Restate the records that follow word for word; no pictures should appear.

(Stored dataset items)
[start]
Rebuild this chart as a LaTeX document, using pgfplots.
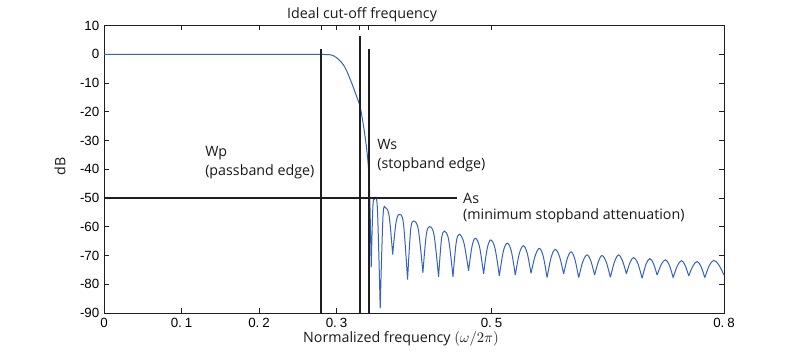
\documentclass[border=0pt]{standalone}
\usepackage{fontspec}
\setmainfont{Open Sans}
\newfontfamily\tickfont{Liberation Sans}
\usepackage{pgfplots}
\pgfplotsset{compat=1.18}
\definecolor{curve}{RGB}{52,98,190}
\definecolor{lin}{RGB}{30,30,30}
\begin{document}
\begin{tikzpicture}
\path[use as bounding box] (0,0) rectangle (600pt,263.25pt);
\begin{axis}[
  at={(78pt,28.5pt)}, anchor=south west,
  scale only axis, width=465pt, height=215.6pt,
  xmin=0, xmax=0.8, ymin=-90, ymax=10,
  xtick={0,0.1,0.2,0.2802,0.3,0.3297,0.3413,0.5,0.8},
  xticklabels={0,0.\hspace{0.22em}1,0.\hspace{0.22em}2,,0.\hspace{0.22em}3,,,0.\hspace{0.22em}5,0.\hspace{0.22em}8},
  ytick={-90,-80,-70,-60,-50,-40,-30,-20,-10,0,10},
  yticklabels={-90,-80,-70,-60,-50,-40,-30,-20,-10,0,10},
  tick align=inside,
  major tick length=3.5pt,
  tick style={lin, line width=0.6pt},
  tick label style={font=\tickfont\fontsize{10}{12}\selectfont, text=black},
  axis line style={lin, line width=0.7pt},
  clip=false,
  unbounded coords=jump,
]
\addplot[curve, line width=0.75pt, smooth, tension=0.55] coordinates {
(0,0) (0.15,0) (0.25,0) (0.28,-0.05) (0.296,-0.5) (0.309,-3.7) (0.318,-8.9) (0.326,-14.7) (0.330,-17.6) (0.335,-25.2) (0.340,-35.6) (0.3426,-47.1) (0.3448,-74.1)
(0.3448,nan)
(0.3448,-74.1) (0.3469,-53.4) (0.3490,-50.4) (0.3527,-53.4) (0.3564,-88.4)
(0.3564,nan)
(0.3564,-88.4) (0.3600,-56.4) (0.3635,-53.4) (0.3680,-56.4) (0.3725,-69.7)
(0.3725,nan)
(0.3725,-69.7) (0.3767,-58.7) (0.3809,-55.7) (0.3863,-58.7) (0.3917,-78.4)
(0.3917,nan)
(0.3917,-78.4) (0.3957,-61) (0.3997,-58) (0.4056,-61) (0.4115,-76)
(0.4115,nan)
(0.4115,-76) (0.4158,-62.9) (0.4201,-59.9) (0.4259,-62.9) (0.4317,-77.4)
(0.4317,nan)
(0.4317,-77.4) (0.4354,-64.5) (0.4391,-61.5) (0.4447,-64.5) (0.4503,-77.4)
(0.4503,nan)
(0.4503,-77.4) (0.4544,-65.6) (0.4584,-62.6) (0.4644,-65.6) (0.4704,-75.3)
(0.4704,nan)
(0.4704,-75.3) (0.4748,-66.9) (0.4791,-64) (0.4845,-66.9) (0.4898,-76.4)
(0.4898,nan)
(0.4898,-76.4) (0.4945,-67.5) (0.4991,-64.6) (0.5046,-67.6) (0.5101,-77.1)
(0.5101,nan)
(0.5101,-77.1) (0.5153,-68.5) (0.5204,-65.7) (0.5256,-68.5) (0.5307,-76.8)
(0.5307,nan)
(0.5307,-76.8) (0.5359,-69.3) (0.5411,-66.6) (0.5461,-69.2) (0.5510,-76.2)
(0.5510,nan)
(0.5510,-76.2) (0.5564,-70.1) (0.5617,-67.5) (0.5667,-70.2) (0.5717,-77.7)
(0.5717,nan)
(0.5717,-77.7) (0.5771,-70.5) (0.5824,-67.9) (0.5878,-70.4) (0.5931,-76.4)
(0.5931,nan)
(0.5931,-76.4) (0.5979,-71) (0.6027,-68.7) (0.6076,-71.3) (0.6125,-77.7)
(0.6125,nan)
(0.6125,-77.7) (0.6179,-72.1) (0.6233,-69.8) (0.6282,-71.9) (0.6331,-76.8)
(0.6331,nan)
(0.6331,-76.8) (0.6379,-72.1) (0.6427,-70) (0.6481,-72.3) (0.6534,-77.6)
(0.6534,nan)
(0.6534,-77.6) (0.6588,-72.1) (0.6641,-69.8) (0.6691,-71.9) (0.6741,-76.4)
(0.6741,nan)
(0.6741,-76.4) (0.6788,-72.4) (0.6835,-70.7) (0.6889,-72.8) (0.6943,-77.9)
(0.6943,nan)
(0.6943,-77.9) (0.6993,-73.1) (0.7042,-71.1) (0.7090,-72.8) (0.7137,-76.8)
(0.7137,nan)
(0.7137,-76.8) (0.7191,-73.1) (0.7244,-71.5) (0.7294,-73.3) (0.7344,-77.7)
(0.7344,nan)
(0.7344,-77.7) (0.7398,-73.6) (0.7451,-71.8) (0.7498,-73.4) (0.7545,-77.1)
(0.7545,nan)
(0.7545,-77.1) (0.7600,-73.6) (0.7654,-72.1) (0.7703,-73.8) (0.7752,-77.7)
(0.7752,nan)
(0.7752,-77.7) (0.7810,-73.5) (0.7868,-71.7) (0.7934,-73.3) (0.8,-76.8)
};
\addplot[lin, line width=1.5pt] coordinates {(0.2802,-90) (0.2802,1.7)};
\addplot[lin, line width=1.5pt] coordinates {(0.3297,-90) (0.3297,6.4)};
\addplot[lin, line width=1.5pt] coordinates {(0.3413,-90) (0.3413,1.7)};
\addplot[lin, line width=1.5pt] coordinates {(0,-50) (0.455,-50)};
\tikzset{lab/.style={font=\fontsize{10.7}{13}\selectfont, inner sep=0pt, text=black!90}}
\node[lab, anchor=base] at (axis cs:0.333,12.3) {Ideal cut-off frequency};
\node[lab, anchor=base west] at (axis cs:0.1303,-35.7) {Wp};
\node[lab, anchor=base west] at (axis cs:0.1303,-42.3) {(passband edge)};
\node[lab, anchor=base west] at (axis cs:0.3523,-33.0) {Ws};
\node[lab, anchor=base west] at (axis cs:0.3523,-39.6) {(stopband edge)};
\node[lab, anchor=west] at (axis cs:0.4632,-50) {As};
\node[lab, anchor=base west] at (axis cs:0.4632,-57.6) {(minimum stopband attenuation)};
\node[lab, anchor=base] at (axis cs:0.3832,-100.4) {Normalized frequency $(\omega/2\pi)$};
\node[lab, anchor=center, rotate=90] at (axis cs:-0.0568,-39) {dB};
\end{axis}
\end{tikzpicture}
\end{document}
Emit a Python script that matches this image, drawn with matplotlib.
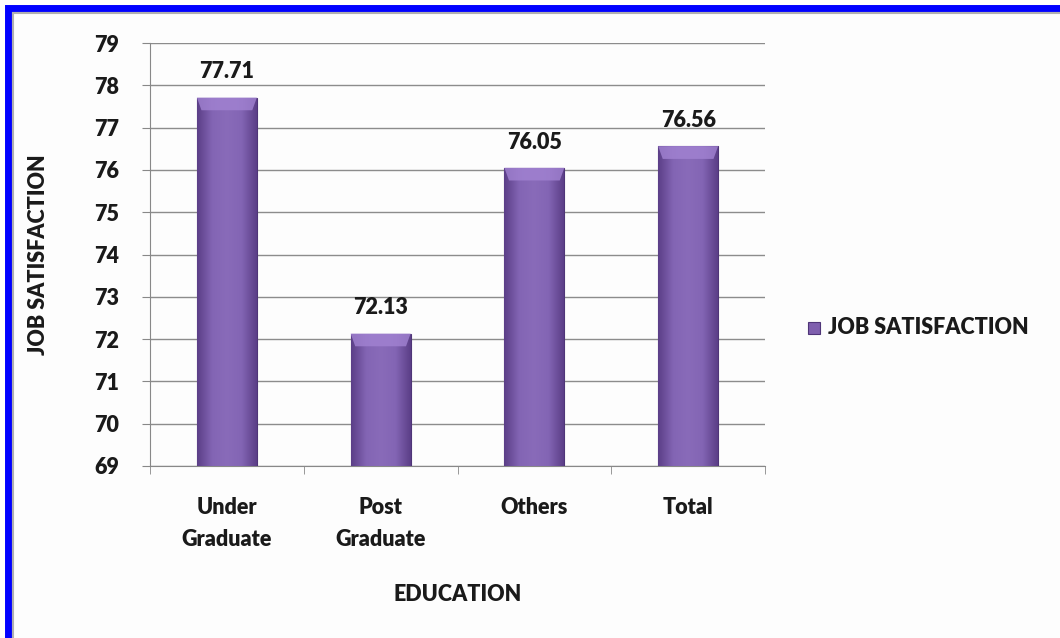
[end]
Complete output -
Rebuild this chart as a LaTeX document, using pgfplots.
\documentclass[border=0pt]{standalone}
\usepackage{fontspec}
\setmainfont{Open Sans}
\newfontfamily\tickfont{Liberation Sans}
\usepackage{pgfplots}
\pgfplotsset{compat=1.18}
\definecolor{curve}{RGB}{52,98,190}
\definecolor{lin}{RGB}{30,30,30}
\begin{document}
\begin{tikzpicture}
\path[use as bounding box] (0,0) rectangle (600pt,263.25pt);
\begin{axis}[
  at={(78pt,28.5pt)}, anchor=south west,
  scale only axis, width=465pt, height=215.6pt,
  xmin=0, xmax=0.8, ymin=-90, ymax=10,
  xtick={0,0.1,0.2,0.2802,0.3,0.3297,0.3413,0.5,0.8},
  xticklabels={0,0.\hspace{0.22em}1,0.\hspace{0.22em}2,,0.\hspace{0.22em}3,,,0.\hspace{0.22em}5,0.\hspace{0.22em}8},
  ytick={-90,-80,-70,-60,-50,-40,-30,-20,-10,0,10},
  yticklabels={-90,-80,-70,-60,-50,-40,-30,-20,-10,0,10},
  tick align=inside,
  major tick length=3.5pt,
  tick style={lin, line width=0.6pt},
  tick label style={font=\tickfont\fontsize{10}{12}\selectfont, text=black},
  axis line style={lin, line width=0.7pt},
  clip=false,
  unbounded coords=jump,
]
\addplot[curve, line width=0.75pt, smooth, tension=0.55] coordinates {
(0,0) (0.15,0) (0.25,0) (0.28,-0.05) (0.296,-0.5) (0.309,-3.7) (0.318,-8.9) (0.326,-14.7) (0.330,-17.6) (0.335,-25.2) (0.340,-35.6) (0.3426,-47.1) (0.3448,-74.1)
(0.3448,nan)
(0.3448,-74.1) (0.3469,-53.4) (0.3490,-50.4) (0.3527,-53.4) (0.3564,-88.4)
(0.3564,nan)
(0.3564,-88.4) (0.3600,-56.4) (0.3635,-53.4) (0.3680,-56.4) (0.3725,-69.7)
(0.3725,nan)
(0.3725,-69.7) (0.3767,-58.7) (0.3809,-55.7) (0.3863,-58.7) (0.3917,-78.4)
(0.3917,nan)
(0.3917,-78.4) (0.3957,-61) (0.3997,-58) (0.4056,-61) (0.4115,-76)
(0.4115,nan)
(0.4115,-76) (0.4158,-62.9) (0.4201,-59.9) (0.4259,-62.9) (0.4317,-77.4)
(0.4317,nan)
(0.4317,-77.4) (0.4354,-64.5) (0.4391,-61.5) (0.4447,-64.5) (0.4503,-77.4)
(0.4503,nan)
(0.4503,-77.4) (0.4544,-65.6) (0.4584,-62.6) (0.4644,-65.6) (0.4704,-75.3)
(0.4704,nan)
(0.4704,-75.3) (0.4748,-66.9) (0.4791,-64) (0.4845,-66.9) (0.4898,-76.4)
(0.4898,nan)
(0.4898,-76.4) (0.4945,-67.5) (0.4991,-64.6) (0.5046,-67.6) (0.5101,-77.1)
(0.5101,nan)
(0.5101,-77.1) (0.5153,-68.5) (0.5204,-65.7) (0.5256,-68.5) (0.5307,-76.8)
(0.5307,nan)
(0.5307,-76.8) (0.5359,-69.3) (0.5411,-66.6) (0.5461,-69.2) (0.5510,-76.2)
(0.5510,nan)
(0.5510,-76.2) (0.5564,-70.1) (0.5617,-67.5) (0.5667,-70.2) (0.5717,-77.7)
(0.5717,nan)
(0.5717,-77.7) (0.5771,-70.5) (0.5824,-67.9) (0.5878,-70.4) (0.5931,-76.4)
(0.5931,nan)
(0.5931,-76.4) (0.5979,-71) (0.6027,-68.7) (0.6076,-71.3) (0.6125,-77.7)
(0.6125,nan)
(0.6125,-77.7) (0.6179,-72.1) (0.6233,-69.8) (0.6282,-71.9) (0.6331,-76.8)
(0.6331,nan)
(0.6331,-76.8) (0.6379,-72.1) (0.6427,-70) (0.6481,-72.3) (0.6534,-77.6)
(0.6534,nan)
(0.6534,-77.6) (0.6588,-72.1) (0.6641,-69.8) (0.6691,-71.9) (0.6741,-76.4)
(0.6741,nan)
(0.6741,-76.4) (0.6788,-72.4) (0.6835,-70.7) (0.6889,-72.8) (0.6943,-77.9)
(0.6943,nan)
(0.6943,-77.9) (0.6993,-73.1) (0.7042,-71.1) (0.7090,-72.8) (0.7137,-76.8)
(0.7137,nan)
(0.7137,-76.8) (0.7191,-73.1) (0.7244,-71.5) (0.7294,-73.3) (0.7344,-77.7)
(0.7344,nan)
(0.7344,-77.7) (0.7398,-73.6) (0.7451,-71.8) (0.7498,-73.4) (0.7545,-77.1)
(0.7545,nan)
(0.7545,-77.1) (0.7600,-73.6) (0.7654,-72.1) (0.7703,-73.8) (0.7752,-77.7)
(0.7752,nan)
(0.7752,-77.7) (0.7810,-73.5) (0.7868,-71.7) (0.7934,-73.3) (0.8,-76.8)
};
\addplot[lin, line width=1.5pt] coordinates {(0.2802,-90) (0.2802,1.7)};
\addplot[lin, line width=1.5pt] coordinates {(0.3297,-90) (0.3297,6.4)};
\addplot[lin, line width=1.5pt] coordinates {(0.3413,-90) (0.3413,1.7)};
\addplot[lin, line width=1.5pt] coordinates {(0,-50) (0.455,-50)};
\tikzset{lab/.style={font=\fontsize{10.7}{13}\selectfont, inner sep=0pt, text=black!90}}
\node[lab, anchor=base] at (axis cs:0.333,12.3) {Ideal cut-off frequency};
\node[lab, anchor=base west] at (axis cs:0.1303,-35.7) {Wp};
\node[lab, anchor=base west] at (axis cs:0.1303,-42.3) {(passband edge)};
\node[lab, anchor=base west] at (axis cs:0.3523,-33.0) {Ws};
\node[lab, anchor=base west] at (axis cs:0.3523,-39.6) {(stopband edge)};
\node[lab, anchor=west] at (axis cs:0.4632,-50) {As};
\node[lab, anchor=base west] at (axis cs:0.4632,-57.6) {(minimum stopband attenuation)};
\node[lab, anchor=base] at (axis cs:0.3832,-100.4) {Normalized frequency $(\omega/2\pi)$};
\node[lab, anchor=center, rotate=90] at (axis cs:-0.0568,-39) {dB};
\end{axis}
\end{tikzpicture}
\end{document}
Emit a Python script that matches this image, drawn with matplotlib.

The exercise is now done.